Resolving aliases is slow!
Launching the app after restarting the Mac takes about 37 seconds with a debug build with aliases and about 19 seconds with the real files.
It takes 4.5s to load the 43 DLLs instead of 3.06s, which means that using aliases makes it 50% slower for relatively big files. It must be worse for plenty of small files (like xpt, xul, gif...).
Result: if you are working on performance, you should use a copy of the debug build with real files instead of aliases otherwise you may not be able to appreciate your improvements to their fullest.
File cache makes a big difference
With VM on and a cache of 8Mb, it takes 37 seconds to launch a debug build with aliases. With a cache of 128Kb (the minimum allowed by MacOS), it takes 1 minute and 5 seconds. The time needed to load just the DLLs was 12 seconds instead of 4.5.
Virtual Memory makes almost no difference
Turning the Virtual Memory on and off, makes no difference at all for launching the app for the first time: 37 seconds in both cases. However, VM-on improves quite a bit the time needed to relaunch the app just after a Quit: about 9 seconds instead of 12. Most of this difference comes from the time needed to reload the DLLs: 0.8 seconds in one case, 2.9 seconds in the other.
Optimized builds are a little bit faster
We suspected it, however the difference is not very important.
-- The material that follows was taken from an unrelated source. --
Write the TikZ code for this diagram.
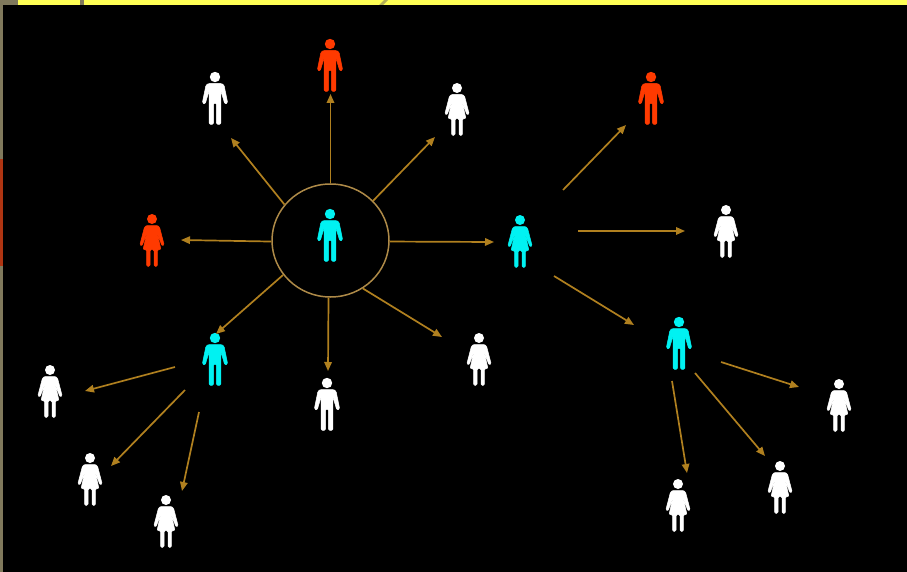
\documentclass[tikz,border=0pt]{standalone}
\usetikzlibrary{arrows.meta,shapes.geometric}
\definecolor{figred}{HTML}{FF3A00}
\definecolor{figcyan}{HTML}{00F2F2}
\definecolor{figwhite}{HTML}{FFFFFF}
\definecolor{link}{HTML}{B0801F}
\definecolor{ring}{HTML}{AE8A48}
\definecolor{barY}{HTML}{FFFF55}
\definecolor{edgeG}{HTML}{80795C}
\definecolor{edgeR}{HTML}{B03512}
\tikzset{
  x=1pt,y=-1pt,
  arrowlink/.style={draw=link,line width=1.7pt,-{Triangle[length=9pt,width=7.5pt]}},
  hubring/.style={ellipse,draw=ring,line width=1.5pt,minimum width=117pt,minimum height=113pt,inner sep=0pt},
  figbody/.style={fill=#1,draw=#1,line width=.5pt,line join=round,rounded corners=1.2pt},
  pics/man/.style={code={
    \fill[#1] (0,0) circle (5.2pt);
    \path[figbody=#1] (-6.5,6.5) -- (6.5,6.5) -- (9,8) -- (12.7,26) -- (9.8,27) -- (6,14)
      -- (5.8,47.3) -- (1.5,47.3) -- (1.4,26) -- (-1.4,26) -- (-1.5,47.3) -- (-5.8,47.3) -- (-6,14)
      -- (-9.8,27) -- (-12.7,26) -- (-9,8) -- cycle;
  }},
  pics/woman/.style={code={
    \fill[#1] (0,0) circle (5pt);
    \path[figbody=#1] (-5.5,6.5) -- (5.5,6.5) -- (7.5,8) -- (12.2,26) -- (10,27) -- (5,13.5)
      -- (9,30.7) -- (5.4,30.7) -- (5.4,47.3) -- (2,47.3) -- (2,30.7) -- (-2,30.7) -- (-2,47.3)
      -- (-5.4,47.3) -- (-5.4,30.7) -- (-9,30.7) -- (-5,13.5) -- (-10,27) -- (-12.2,26) -- (-7.5,8) -- cycle;
  }},
}
\begin{document}
\begin{tikzpicture}
\useasboundingbox (0,0) rectangle (907,572);
% frame of the screenshot
\fill[barY] (0,0) rectangle (907,5);
\fill[edgeG] (0,0) rectangle (18,5);
\fill[edgeG] (80,0) rectangle (84,5);
\fill[edgeG!60!barY] (379,5) -- (384,0) -- (388,0) -- (383,5) -- cycle;
\fill[edgeG] (0,0) rectangle (3,572);
\fill[edgeR] (0,159) rectangle (3,266);
\fill[black] (3,5) rectangle (907,572);

% figures
\pic (f1) at (330,44) {man=figred};
\pic (f2) at (215,77) {man=figwhite};
\pic (f3) at (457,88) {woman=figwhite};
\pic (f4) at (651,77) {man=figred};
\pic (f5) at (152,219) {woman=figred};
\pic (f6) at (330,214) {man=figcyan};
\pic (f7) at (520,220) {woman=figcyan};
\pic (f8) at (726,210) {woman=figwhite};
\pic (f9) at (215,338) {man=figcyan};
\pic (f10) at (679,322) {man=figcyan};
\pic (f11) at (479,338) {woman=figwhite};
\pic (f12) at (327,383) {man=figwhite};
\pic (f13) at (50,370) {woman=figwhite};
\pic (f14) at (90,458) {woman=figwhite};
\pic (f15) at (166,500) {woman=figwhite};
\pic (f16) at (839,384) {woman=figwhite};
\pic (f17) at (780,466) {woman=figwhite};
\pic (f18) at (678,484) {woman=figwhite};

% hub ring
\node[hubring] (hub) at (330.5,240.5) {};

% connector ends
\coordinate (e1) at (231,138);
\coordinate (e2) at (330.5,94);
\coordinate (e3) at (435,137);
\coordinate (e4) at (181,240);
\coordinate (e5) at (494,242);
\coordinate (e6) at (216,334);
\coordinate (e7) at (328,371);
\coordinate (e8) at (442,337);
\coordinate (s9) at (563,190);   \coordinate (e9) at (626,125);
\coordinate (s10) at (578,231);  \coordinate (e10) at (685,231);
\coordinate (s11) at (554,276);  \coordinate (e11) at (634,325);
\coordinate (s12) at (175,367);  \coordinate (e12) at (85,391);
\coordinate (s13) at (185,390);  \coordinate (e13) at (111,466);
\coordinate (s14) at (199,412);  \coordinate (e14) at (182,491);
\coordinate (s15) at (721,362);  \coordinate (e15) at (799,387);
\coordinate (s16) at (695,373);  \coordinate (e16) at (765,456);
\coordinate (s17) at (672,381);  \coordinate (e17) at (687,473);

% connectors
\draw[arrowlink] (hub.142) -- (e1);
\draw[arrowlink] (hub.90) -- (e2);
\draw[arrowlink] (hub.43) -- (e3);
\draw[arrowlink] (hub.181.5) -- (e4);
\draw[arrowlink] (hub.-1.5) -- (e5);
\draw[arrowlink] (hub.-144) -- (e6);
\draw[arrowlink] (hub.-92) -- (e7);
\draw[arrowlink] (hub.-56) -- (e8);
\draw[arrowlink] (s9) -- (e9);
\draw[arrowlink] (s10) -- (e10);
\draw[arrowlink] (s11) -- (e11);
\draw[arrowlink] (s12) -- (e12);
\draw[arrowlink] (s13) -- (e13);
\draw[arrowlink] (s14) -- (e14);
\draw[arrowlink] (s15) -- (e15);
\draw[arrowlink] (s16) -- (e16);
\draw[arrowlink] (s17) -- (e17);
\end{tikzpicture}
\end{document}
I compared a debug build without aliases and a daily build from Mozilla.org. After restarting the Mac, the debug build takes about 19 seconds to launch, the optimized build about 16 seconds. We have about the same difference when relaunching the applications a second time: 12 seconds versus 9. It can be explained by a smaller size of DLLs in optimized builds rather than by a better code (but it is just my guess).